Library Theater was developed 15 years ago by executive director Cherry Adler. The idea for "Books Alive" came to her when her children were young. "The programs that were in the schools at that time didn't seem in any way to be related to their curriculum," she says. "My theory was that if we could take that love of getting out of class and enhance that with something that they became so excited about, it would literally motivate them to do something. Reading is one of the basics, and I felt it was important for them to get their appetites whetted."
Adler drew from her background in television and advertising to create the program. "I knew that if you could make a product exciting enough and appealing enough for kids, they are going to eat it or buy it," she says. "Books Alive" tries to heighten a desire to read by stimulating the child's desire to recapture the excitement of the performance. "Disney puts out a book that coincides with their movie, and the kids buy it. It sells. Why would kids buy a Disney book on Pinocchio? It's because they want to see what they just saw and enjoy it all over again."

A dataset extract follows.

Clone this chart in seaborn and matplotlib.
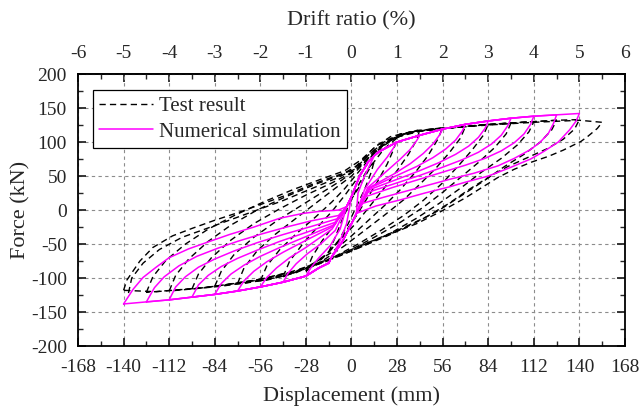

The 55-minute performance tells four stories, using dance, drama, comedy and music to draw the children in. And it is more than just the show. Classroom guides with reading suggestions and vocabulary lists are sent to teachers weeks before a performance, and afterward the children engage in discussions and writing evaluations. "An isolated program is not very valuable," says Adler. "The chances for success are so momentary. At the conclusion of the show, we ask the children to give a recall experience, to write and send pictures to us."
Library Theater has also begun a newspaper, sponsored by the Mid-Atlantic Coca-Cola Bottling Co. and the Journal Newspapers, for children to take home. Filled with stories, illustrations, puzzles and games, it helps children to share the experience with their parents and reinforces the link between the live show and the written word. And during the summer the Library Theater, in conjunction with the Children's Services Division of D.C. Public Library, presents "Summer Storybuilders" in local libraries. Using the same theater format, this program concentrates on getting youngsters to use their local libraries.
Library Theater is funded in part by government grants, foundations and corporations such as C&P Telephone, whose vice president, Delano Lewis, is also president of Library Theater. Library Theater charges $265 a show, which is paid for by the school or a business sponsor. These charges account for more than half of its income..
"Books Alive" is a professional act from conception to showtime. Michael Young, who previously worked as director/choreographer for Harlequin Dinner Theatre, is now director, and this year Steven Hayes is writer and Teddy Klaus composer. "We work very closely with the writers," says Adler. "We just don't hand it out. We have an idea." A new show is written each year, and it takes a year to put it together. "We really don't spare anything," she says. "I think when you see our production, you see the equivalent of a mini-Broadway show."
Although Washington is known to be a generally appreciative audience, Adler insists that "with kids . . . if they don't like it, believe me, they do not react like an adult audience. They absolutely have no inhibitions whatsoever, absolutely none. If they don't like it, they'll either walk out, they'll hit their neighbor or they'll just lie down and go to sleep."
Library Theater doesn't get that reaction. "I haven't seen an audience in three years that does not totally respond," says Adler.
"Books Alive" has been showcased at the Kennedy Center, Wolf Trap and the Smithsonian. Since its inception, more than a million people have enjoyed the show.